= Data segment =
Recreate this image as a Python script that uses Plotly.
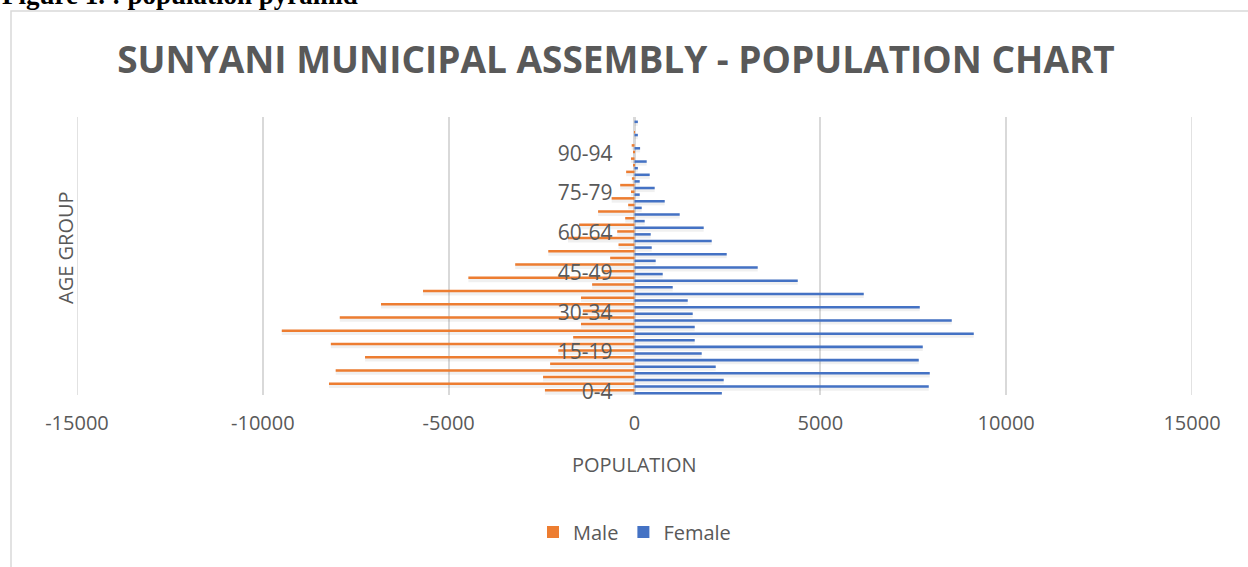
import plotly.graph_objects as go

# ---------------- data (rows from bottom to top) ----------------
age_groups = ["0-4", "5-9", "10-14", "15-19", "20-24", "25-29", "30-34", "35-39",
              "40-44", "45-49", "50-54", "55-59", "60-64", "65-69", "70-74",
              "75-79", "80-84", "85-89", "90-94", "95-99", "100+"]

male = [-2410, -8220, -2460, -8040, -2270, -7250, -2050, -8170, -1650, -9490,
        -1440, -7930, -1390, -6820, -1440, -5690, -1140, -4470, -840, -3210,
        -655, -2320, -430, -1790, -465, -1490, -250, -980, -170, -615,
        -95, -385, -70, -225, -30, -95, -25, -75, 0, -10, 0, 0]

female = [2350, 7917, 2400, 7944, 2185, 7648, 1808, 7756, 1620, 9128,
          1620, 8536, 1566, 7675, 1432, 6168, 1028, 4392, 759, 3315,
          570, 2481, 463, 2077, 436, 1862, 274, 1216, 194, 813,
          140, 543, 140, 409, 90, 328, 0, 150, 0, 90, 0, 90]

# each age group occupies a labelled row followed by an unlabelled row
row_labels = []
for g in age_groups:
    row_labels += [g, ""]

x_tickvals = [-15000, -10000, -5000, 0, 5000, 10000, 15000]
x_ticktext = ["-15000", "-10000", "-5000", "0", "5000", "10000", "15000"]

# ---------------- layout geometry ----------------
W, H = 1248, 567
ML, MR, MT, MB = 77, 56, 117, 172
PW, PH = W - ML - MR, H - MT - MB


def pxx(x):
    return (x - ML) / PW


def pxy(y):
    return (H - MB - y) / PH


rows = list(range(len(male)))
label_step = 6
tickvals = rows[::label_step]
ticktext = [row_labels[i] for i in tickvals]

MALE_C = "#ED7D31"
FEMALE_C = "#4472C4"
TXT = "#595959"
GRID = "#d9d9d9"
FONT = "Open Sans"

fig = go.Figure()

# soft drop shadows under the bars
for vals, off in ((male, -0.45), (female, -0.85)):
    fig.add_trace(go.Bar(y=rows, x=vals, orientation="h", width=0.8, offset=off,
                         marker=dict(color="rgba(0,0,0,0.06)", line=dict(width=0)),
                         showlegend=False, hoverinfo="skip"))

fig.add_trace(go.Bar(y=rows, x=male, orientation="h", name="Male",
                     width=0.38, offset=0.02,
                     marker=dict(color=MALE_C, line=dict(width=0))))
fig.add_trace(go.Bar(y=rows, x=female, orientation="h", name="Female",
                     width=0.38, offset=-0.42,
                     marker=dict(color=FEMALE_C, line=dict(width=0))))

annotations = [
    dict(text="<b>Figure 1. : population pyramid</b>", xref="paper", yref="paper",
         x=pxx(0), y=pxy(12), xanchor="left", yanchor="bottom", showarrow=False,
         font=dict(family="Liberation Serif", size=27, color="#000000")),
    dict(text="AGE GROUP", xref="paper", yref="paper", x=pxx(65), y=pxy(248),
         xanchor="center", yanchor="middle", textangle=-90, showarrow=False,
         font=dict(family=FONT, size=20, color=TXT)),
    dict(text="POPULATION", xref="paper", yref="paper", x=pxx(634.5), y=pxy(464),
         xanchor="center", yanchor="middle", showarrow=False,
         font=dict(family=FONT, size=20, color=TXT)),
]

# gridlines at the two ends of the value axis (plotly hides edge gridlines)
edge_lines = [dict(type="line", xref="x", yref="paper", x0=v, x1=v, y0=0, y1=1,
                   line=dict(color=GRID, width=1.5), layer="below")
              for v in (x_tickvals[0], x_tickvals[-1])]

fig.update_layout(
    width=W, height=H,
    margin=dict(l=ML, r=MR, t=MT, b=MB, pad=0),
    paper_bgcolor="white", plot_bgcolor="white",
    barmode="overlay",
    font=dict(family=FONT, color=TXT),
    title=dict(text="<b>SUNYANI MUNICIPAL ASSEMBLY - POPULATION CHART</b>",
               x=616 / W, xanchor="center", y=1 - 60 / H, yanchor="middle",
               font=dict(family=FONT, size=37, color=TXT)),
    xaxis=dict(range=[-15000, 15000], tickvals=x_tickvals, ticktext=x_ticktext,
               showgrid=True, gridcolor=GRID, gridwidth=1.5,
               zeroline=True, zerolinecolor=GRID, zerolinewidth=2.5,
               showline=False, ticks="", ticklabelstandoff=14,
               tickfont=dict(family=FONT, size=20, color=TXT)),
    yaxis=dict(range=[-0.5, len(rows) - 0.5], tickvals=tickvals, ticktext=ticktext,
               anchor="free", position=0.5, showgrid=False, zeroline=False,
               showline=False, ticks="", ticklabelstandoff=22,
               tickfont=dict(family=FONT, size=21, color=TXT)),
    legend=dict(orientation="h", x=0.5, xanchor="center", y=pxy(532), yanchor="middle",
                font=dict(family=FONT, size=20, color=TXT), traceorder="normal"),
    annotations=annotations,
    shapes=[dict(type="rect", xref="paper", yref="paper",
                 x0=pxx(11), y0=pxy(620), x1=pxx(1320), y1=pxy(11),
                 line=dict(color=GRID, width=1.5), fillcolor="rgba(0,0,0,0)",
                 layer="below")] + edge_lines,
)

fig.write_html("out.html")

= What the exercise asks =
Restate the material word for word from its first line through the line containing "0, -10, 0, 0]", both included; the pictures do not belong in it.

= Written reply =
Recreate this image as a Python script that uses Plotly.
import plotly.graph_objects as go

# ---------------- data (rows from bottom to top) ----------------
age_groups = ["0-4", "5-9", "10-14", "15-19", "20-24", "25-29", "30-34", "35-39",
              "40-44", "45-49", "50-54", "55-59", "60-64", "65-69", "70-74",
              "75-79", "80-84", "85-89", "90-94", "95-99", "100+"]

male = [-2410, -8220, -2460, -8040, -2270, -7250, -2050, -8170, -1650, -9490,
        -1440, -7930, -1390, -6820, -1440, -5690, -1140, -4470, -840, -3210,
        -655, -2320, -430, -1790, -465, -1490, -250, -980, -170, -615,
        -95, -385, -70, -225, -30, -95, -25, -75, 0, -10, 0, 0]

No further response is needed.